Unit tests for incremental indexing functionality
"""
import os
import json
from unittest.mock import MagicMock, patch, mock_open
import pytest
from src.file_processor import FileProcessor
@pytest.fixture
def mock_makedirs():
"""Mock os.makedirs to prevent file system errors"""
with patch("os.makedirs") as mock:
yield mock
@patch("src.file_processor.hashlib.sha256")
@patch("src.file_processor.os.stat")
@patch("builtins.open", new_callable=mock_open, read_data=b"test file content")
def test_compute_file_hash(mock_file_open, mock_stat, mock_sha256, mock_makedirs):
"""Test file hash computation"""
# Set up mocks
mock_hasher = MagicMock()
mock_sha256.return_value = mock_hasher
mock_hasher.hexdigest.return_value = "test_hash_digest"

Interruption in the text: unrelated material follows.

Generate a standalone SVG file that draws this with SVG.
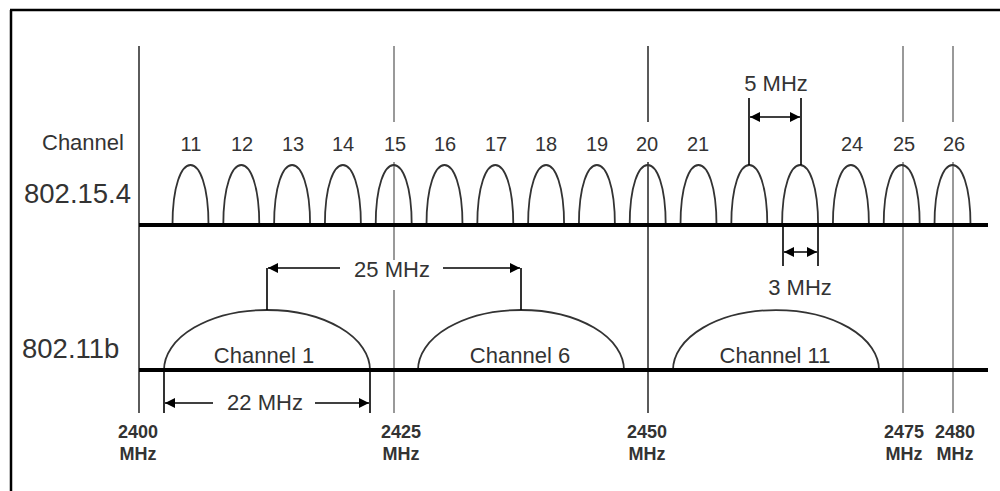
<svg xmlns="http://www.w3.org/2000/svg" width="1000" height="491" viewBox="0 0 1000 491">
<defs>
<style>
.t{font-family:"Liberation Sans",Arial,sans-serif;fill:#333}
.lbl{font-size:22px}
.num{font-size:20px;text-anchor:middle}
.big{font-size:27.5px}
.freq{font-size:18px;font-weight:bold;text-anchor:middle}
.arch{fill:none;stroke:#333;stroke-width:1.8}
.dk{stroke:#333;stroke-width:1.6;fill:none}
.gr{stroke:#999;stroke-width:2;fill:none}
.base{stroke:#000;stroke-width:4;fill:none}
.arr{stroke:#000;stroke-width:1.6;fill:none}
</style>
<marker id="ah" viewBox="0 0 10 10" refX="10" refY="5" markerWidth="10" markerHeight="10" markerUnits="userSpaceOnUse" orient="auto-start-reverse">
<path d="M0,0 L10,5 L0,10 z" fill="#000"/>
</marker>
</defs>
<rect width="1000" height="491" fill="#fff"/>
<g id="frame">
<line x1="10" y1="10" x2="1000" y2="10" stroke="#000" stroke-width="2.5"/>
<line x1="11" y1="10" x2="11" y2="491" stroke="#000" stroke-width="2.5"/>
</g>
<g id="freq-lines">
<line class="dk" x1="139" y1="46" x2="139" y2="413"/>
<path class="gr" d="M394,46 V122 M394,162 V260 M394,290 V413"/>
<path class="dk" d="M648,46 V122 M648,162 V413"/>
<path class="gr" d="M903,46 V122 M903,162 V413"/>
<path class="gr" d="M953,46 V122 M953,162 V413"/>
</g>
<g id="zigbee-channels">
<path class="arch" d="M172.5,225 C172.5,185 181.5,165 190.5,165 C199.5,165 208.5,185 208.5,225"/>
<path class="arch" d="M223.3,225 C223.3,185 232.3,165 241.3,165 C250.3,165 259.3,185 259.3,225"/>
<path class="arch" d="M274.1,225 C274.1,185 283.1,165 292.1,165 C301.1,165 310.1,185 310.1,225"/>
<path class="arch" d="M324.9,225 C324.9,185 333.9,165 342.9,165 C351.9,165 360.9,185 360.9,225"/>
<path class="arch" d="M375.7,225 C375.7,185 384.7,165 393.7,165 C402.7,165 411.7,185 411.7,225"/>
<path class="arch" d="M426.5,225 C426.5,185 435.5,165 444.5,165 C453.5,165 462.5,185 462.5,225"/>
<path class="arch" d="M477.3,225 C477.3,185 486.3,165 495.3,165 C504.3,165 513.3,185 513.3,225"/>
<path class="arch" d="M528.1,225 C528.1,185 537.1,165 546.1,165 C555.1,165 564.1,185 564.1,225"/>
<path class="arch" d="M578.9,225 C578.9,185 587.9,165 596.9,165 C605.9,165 614.9,185 614.9,225"/>
<path class="arch" d="M629.7,225 C629.7,185 638.7,165 647.7,165 C656.7,165 665.7,185 665.7,225"/>
<path class="arch" d="M680.5,225 C680.5,185 689.5,165 698.5,165 C707.5,165 716.5,185 716.5,225"/>
<path class="arch" d="M731.3,225 C731.3,185 740.3,165 749.3,165 C758.3,165 767.3,185 767.3,225"/>
<path class="arch" d="M782.1,225 C782.1,185 791.1,165 800.1,165 C809.1,165 818.1,185 818.1,225"/>
<path class="arch" d="M832.9,225 C832.9,185 841.9,165 850.9,165 C859.9,165 868.9,185 868.9,225"/>
<path class="arch" d="M883.7,225 C883.7,185 892.7,165 901.7,165 C910.7,165 919.7,185 919.7,225"/>
<path class="arch" d="M934.5,225 C934.5,185 943.5,165 952.5,165 C961.5,165 970.5,185 970.5,225"/>
</g>
<g id="wifi-channels">
<path class="arch" d="M164,370 A103,60 0 0 1 370,370"/>
<path class="arch" d="M418,370 A103,60 0 0 1 624,370"/>
<path class="arch" d="M673,370 A103,60 0 0 1 879,370"/>
</g>
<g id="baselines">
<line class="base" x1="139" y1="225" x2="988" y2="225"/>
<line class="base" x1="139" y1="370" x2="988" y2="370"/>
</g>
<g id="connectors">
<path class="arr" d="M749,98 V165 M801,98 V165"/>
<line class="arr" x1="750" y1="117" x2="800" y2="117" marker-start="url(#ah)" marker-end="url(#ah)"/>
<path class="arr" d="M783,225 V266 M818,225 V266"/>
<line class="arr" x1="784" y1="252" x2="817" y2="252" marker-start="url(#ah)" marker-end="url(#ah)"/>
<path class="arr" d="M267,310 V268 M521,310 V268"/>
<line class="arr" x1="340" y1="268" x2="268" y2="268" marker-end="url(#ah)"/>
<line class="arr" x1="443" y1="268" x2="520" y2="268" marker-end="url(#ah)"/>
<path class="arr" d="M164,370 V413 M370,370 V413"/>
<line class="arr" x1="213" y1="403" x2="165" y2="403" marker-end="url(#ah)"/>
<line class="arr" x1="315" y1="403" x2="369" y2="403" marker-end="url(#ah)"/>
</g>
<g id="labels">
<text class="t lbl" x="42" y="150">Channel</text>
<text class="t big" x="24" y="203">802.15.4</text>
<text class="t big" x="22" y="358">802.11b</text>
<text class="t num" x="191" y="151">11</text>
<text class="t num" x="242" y="151">12</text>
<text class="t num" x="293" y="151">13</text>
<text class="t num" x="343" y="151">14</text>
<text class="t num" x="395" y="151">15</text>
<text class="t num" x="445" y="151">16</text>
<text class="t num" x="496" y="151">17</text>
<text class="t num" x="546" y="151">18</text>
<text class="t num" x="597" y="151">19</text>
<text class="t num" x="647" y="151">20</text>
<text class="t num" x="698" y="151">21</text>
<text class="t num" x="852" y="151">24</text>
<text class="t num" x="904" y="151">25</text>
<text class="t num" x="954" y="151">26</text>
<text class="t lbl" x="776" y="91" text-anchor="middle">5 MHz</text>
<text class="t lbl" x="800" y="295" text-anchor="middle">3 MHz</text>
<text class="t lbl" x="392" y="277" text-anchor="middle">25 MHz</text>
<text class="t lbl" x="265" y="410" text-anchor="middle">22 MHz</text>
<text class="t lbl" x="264" y="363" text-anchor="middle">Channel 1</text>
<text class="t lbl" x="520" y="363" text-anchor="middle">Channel 6</text>
<text class="t lbl" x="775" y="363" text-anchor="middle">Channel 11</text>
<text class="t freq" x="138" y="438">2400</text>
<text class="t freq" x="138" y="460">MHz</text>
<text class="t freq" x="401" y="438">2425</text>
<text class="t freq" x="401" y="460">MHz</text>
<text class="t freq" x="647" y="438">2450</text>
<text class="t freq" x="647" y="460">MHz</text>
<text class="t freq" x="904" y="438">2475</text>
<text class="t freq" x="904" y="460">MHz</text>
<text class="t freq" x="955" y="438">2480</text>
<text class="t freq" x="955" y="460">MHz</text>
</g>
</svg>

with patch.object(FileProcessor, 'load_state') as mock_load_state:
# Create file processor with mocked load_state
vector_search = MagicMock()
processor = FileProcessor(
vector_search=vector_search,
project_path="/test/project",
ignore_patterns=[],
data_dir="/test/data",
)
# Reset the mock_file_open to clear any calls from load_state
mock_file_open.reset_mock()
# Test hash computation
result = processor.compute_file_hash("/test/file.txt")
# Verify
mock_file_open.assert_called_once_with("/test/file.txt", "rb")
assert mock_hasher.update.called
assert result == "test_hash_digest"
@patch("src.file_processor.os.stat")
@patch("src.file_processor.open", new_callable=mock_open, read_data=b"test file content")

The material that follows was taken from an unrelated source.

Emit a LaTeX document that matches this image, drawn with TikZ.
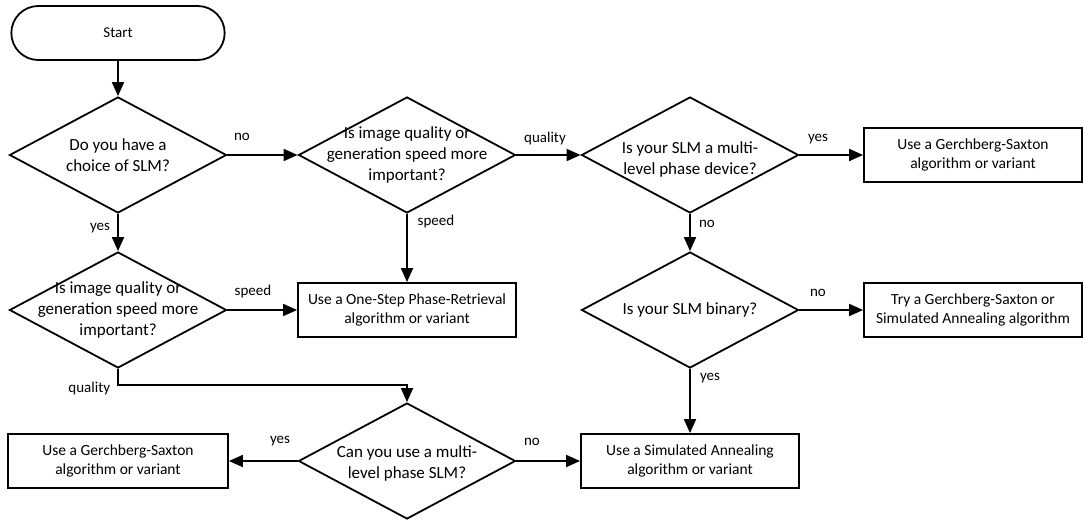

def test_get_file_stats(mock_file_open, mock_stat, mock_makedirs):
"""Test file stats retrieval"""
# Set up mocks
mock_stat_result = MagicMock()
mock_stat_result.st_mtime = 12345.6789
mock_stat_result.st_size = 1024
mock_stat.return_value = mock_stat_result
with patch.object(FileProcessor, 'load_state'):
# Create file processor
vector_search = MagicMock()
processor = FileProcessor(
vector_search=vector_search,
project_path="/test/project",
ignore_patterns=[],
data_dir="/test/data",
)
# Mock hash computation
processor.compute_file_hash = MagicMock(return_value="test_hash_digest")
# Test getting file stats
mtime, size, file_hash = processor.get_file_stats("/test/file.txt")
# Verify
mock_stat.assert_called_once_with("/test/file.txt")
processor.compute_file_hash.assert_called_once_with("/test/file.txt")

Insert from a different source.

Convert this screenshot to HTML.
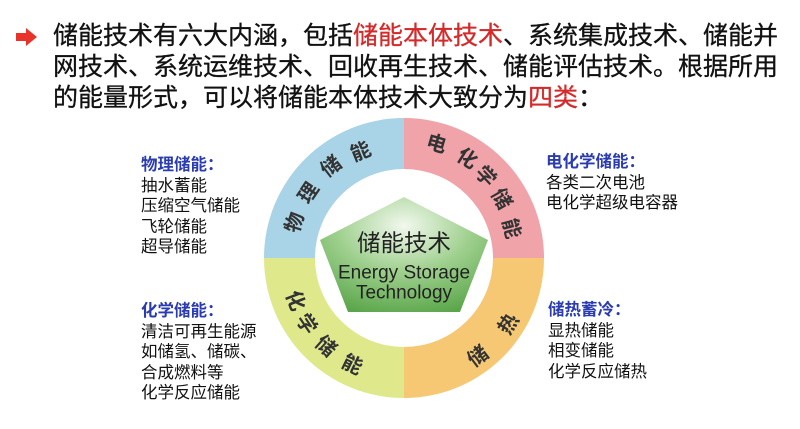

assert mtime == 12345.6789
assert size == 1024
assert file_hash == "test_hash_digest"
# Test large file (> 10MB)
mock_stat_result.st_size = 11 * 1024 * 1024
mtime, size, file_hash = processor.get_file_stats("/test/large_file.bin")
# For large files, we should not compute hash
assert size == 11 * 1024 * 1024
assert file_hash == f"size:{size}_mtime:{mtime}"
@patch("os.path.isfile")
@patch("os.path.join")
def test_file_needs_update(mock_join, mock_isfile, mock_makedirs):
"""Test file change detection logic"""
# Set up mocks
mock_isfile.return_value = True
mock_join.side_effect = lambda *args: "/".join(str(arg) for arg in args)
with patch.object(FileProcessor, 'load_state'):
# Create file processor
vector_search = MagicMock()
processor = FileProcessor(
vector_search=vector_search,
project_path="/test/project",
ignore_patterns=[],
data_dir="/test/data",
)
# Mock file stats
processor.get_file_stats = MagicMock(return_value=(12345.6789, 1024, "test_hash_digest"))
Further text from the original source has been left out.